Il tenace e fattivo sottosegretario con delega all’editoria Andrea Martella ha riferito sul settore alla commissione cultura della Camera dei deputati.
Qualche richiesta emersa dal vasto e articolato universo ha trovato spazio nei recenti decreti “Cura Italia” e “Liquidità”. Tuttavia, la gravità della situazione determinatasi con il Covid-19 e l’andamento della crisi economica richiedono un salto di qualità. L’informazione è diventata decisiva non solo per il rispetto dei classici canoni deontologici, bensì anche per garantire la sopravvivenza cognitiva di una società ferita e limitata nelle libertà.
Insomma, l’annunciata riforma per la cosiddetta fase 5.0 intanto potrà avvenire, in quanto i protagonisti del sistema arriveranno all’appuntamento illesi e vivi. Ricordiamoci che (dati della federazione degli editori) dal 2007 al 2018 le vendite dei giornali si sono ridotte del 46,5% e la raccolta pubblicitaria del 70%. Non solo. Nello stesso periodo le testate interessate al Fondo per il pluralismo e l’innovazione sono passate da più di 250 a 107. In un settore contiguo come la radiofonia, la parabola è stata persino clamorosa: da oltre mille stazioni si è arrivati a poche centinaia, stando alle richieste di finanziamento previste dallo specifico regolamento del ministero dello Sviluppo.
Si sente l’urgenza di uno Stato innovatore capace di considerare le testate non una spesa, bensì un investimento strategico. Del resto, un recente studio del dipartimento della presidenza del consiglio mostrò che in Europa (ivi compreso il Regno unito) le risorse pubbliche sono assai rilevanti.

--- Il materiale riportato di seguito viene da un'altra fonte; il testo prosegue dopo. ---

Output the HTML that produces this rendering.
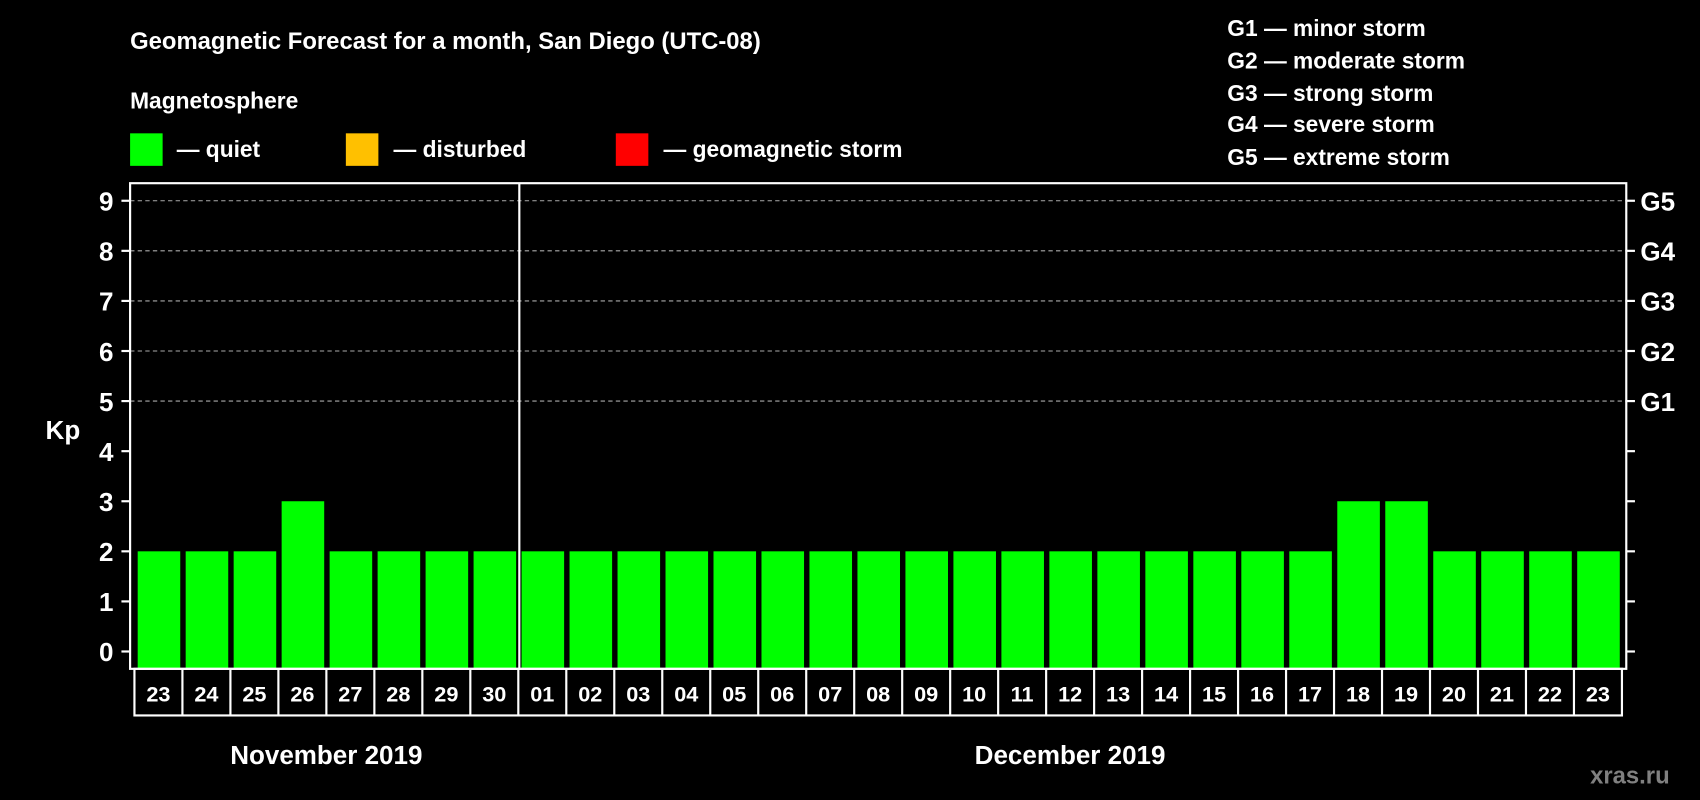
<!DOCTYPE html>
<html><head><meta charset="utf-8"><style>
html,body{margin:0;padding:0;background:#000;}
svg{display:block;}
text{font-family:"Liberation Sans",Arial,sans-serif;font-weight:bold;fill:#fff;}
</style></head><body>
<svg id="chart" width="1700" height="800" viewBox="0 0 1568 738" preserveAspectRatio="none" xmlns="http://www.w3.org/2000/svg">
<rect width="1568" height="738" fill="#000"/>
<text x="120" y="45" font-size="22">Geomagnetic Forecast for a month, San Diego (UTC-08)</text>
<text x="120" y="100" font-size="21">Magnetosphere</text>
<rect x="120" y="123" width="30" height="30" fill="#00ff00"/>
<text x="163" y="145" font-size="21">— quiet</text>
<rect x="319" y="123" width="30" height="30" fill="#ffc000"/>
<text x="363" y="145" font-size="21">— disturbed</text>
<rect x="568" y="123" width="30" height="30" fill="#ff0000"/>
<text x="612" y="145" font-size="21">— geomagnetic storm</text>
<g font-size="21">
<text x="1132" y="33">G1 — minor storm</text>
<text x="1132" y="63">G2 — moderate storm</text>
<text x="1132" y="93">G3 — strong storm</text>
<text x="1132" y="122">G4 — severe storm</text>
<text x="1132" y="152">G5 — extreme storm</text>
</g>
<text x="58" y="405" font-size="24" text-anchor="middle">Kp</text>
<g id="grid"></g>
<g id="bars"></g>
<rect x="120" y="169" width="1380" height="448" fill="none" stroke="#fff" stroke-width="2"/>
<line x1="479" y1="169" x2="479" y2="617" stroke="#fff" stroke-width="2"/>
<g id="labels"></g>
<text x="301" y="705" font-size="24" text-anchor="middle">November 2019</text>
<text x="987" y="705" font-size="24" text-anchor="middle">December 2019</text>
<text x="1540" y="723" font-size="22" text-anchor="end" style="fill:#808080">xras.ru</text>
</svg>
<script>
const days = ["23","24","25","26","27","28","29","30","01","02","03","04","05","06","07","08","09","10","11","12","13","14","15","16","17","18","19","20","21","22","23"];
const kp = [2,2,2,3,2,2,2,2,2,2,2,2,2,2,2,2,2,2,2,2,2,2,2,2,2,3,3,2,2,2,2];
const yTicks = ["0","1","2","3","4","5","6","7","8","9"];
const gLabels = ["G1","G2","G3","G4","G5"];
const NS="http://www.w3.org/2000/svg";
const y0=601, unit=46.2, frameBottom=617, cellX0=124, pitch=(1496-124)/31;
function yScale(v){return y0-v*unit;}
function xCell(i){return cellX0+i*pitch;}
function mk(t,a,p){const e=document.createElementNS(NS,t);for(const k in a)e.setAttribute(k,a[k]);p.appendChild(e);return e;}
const grid=document.getElementById('grid');
yTicks.forEach((t,i)=>{
  const v=+t, y=yScale(v);
  if(v>=5){const l=mk('line',{x1:120,y1:y,x2:1500,y2:y,stroke:'#aaa','stroke-width':1,'stroke-dasharray':'4,3'},grid);
    
    }
  const tl=mk('line',{x1:112,y1:y,x2:120,y2:y,stroke:'#fff','stroke-width':2},grid);
  
  
  const tr=mk('line',{x1:1500,y1:y,x2:1508,y2:y,stroke:'#fff','stroke-width':2},grid);
  
  
  const tx=mk('text',{x:98,y:y+9,'font-size':24,'text-anchor':'middle'},grid);
  tx.textContent=t;
  
  
});
gLabels.forEach((g,i)=>{
  const y=yScale(5+i);
  const tx=mk('text',{x:1513,y:y+9,'font-size':24},grid);
  tx.textContent=g;
  
  
});
const bars=document.getElementById('bars');
kp.forEach((v,i)=>{
  const col=v>=5?'#ff0000':(v>=4?'#ffc000':'#00ff00');
  const top=yScale(v);
  const r=mk('rect',{x:xCell(i)+3,y:top,width:pitch-5,height:frameBottom-top,fill:col},bars);
  
  
});
const labels=document.getElementById('labels');
const box=mk('rect',{x:cellX0,y:617,width:pitch*31,height:43,fill:'none',stroke:'#fff','stroke-width':2},labels);


days.forEach((d,i)=>{
  if(i>0){const l=mk('line',{x1:xCell(i),y1:617,x2:xCell(i),y2:660,stroke:'#fff','stroke-width':2},labels);
    
    }
  const t=mk('text',{x:xCell(i)+pitch/2,y:647,'font-size':20,'text-anchor':'middle'},labels);
  t.textContent=d;
  
  
});
</script>
</body></html>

Sembra profilarsi nel prossimo decreto del governo uno sforzo ulteriore: dal sostegno doverose alle edicole, al credito di imposta per la pubblicità e la carta, al ritorno della pubblicazione obbligatoria degli avvisi legali. E forse altro ancora.
Ecco. E’ vero che nella scorsa legge di Bilancio fu rinviato il taglio del fondo deciso dall’esecutivo precedente, ma nell’emergenza attuale è indispensabile garantire almeno la copertura per il 2020 e recuperare i ben 43 milioni persi dalla quota percentuale prevista dal canone della Rai. Vi è, poi, il problema delle agenzie di stampa radiofoniche, che stanno in una specie di limbo.
Vi dovrebbe essere un intervento per le iniziative digitali, se si è capito bene. Ma l’era digitale, affinché non si risolva in ulteriori impoverimenti e chiusure, richiede non uno spezzatino, bensì un consistente Welfare Communication, vale a dire una politica economica aperta e illuminata: spendere oggi per evitare dolorosi crolli domani. In tal senso va la giusta proposta avanzata dalla federazione della stampa di imporre un prelievo del 5% (a favore del’editoria) sul fatturato degli Over The Top che, oltre a disporre gratuitamente dei nostri dati, fatturano cifre corrispondenti ai bilanci dei principali stati del continente. In vista della preannunciata tassa da introdurre stabilmente senza perdere altro tempo, nonché del recepimento della direttiva europea sul copyright per ciò che concerne la remunerazione della fatica intellettuale.
Ultimo e nient’affatto ultimo: il lavoro. Rispetto alle misure già prese, ancorché irte di questioni interpretative, serve davvero un altro passo. La tragedia che stiamo vivendo spesso è raccontata da ottime/i croniste/i precarie/i o co.co.co. Vogliamo mettere fine una volta per tutte a simile amarissima piaga? Vale o no il principio generale per cui chi fa lo stesso lavoro ha diritto allo stesso contratto? Che il virus, almeno, scuota le coscienze.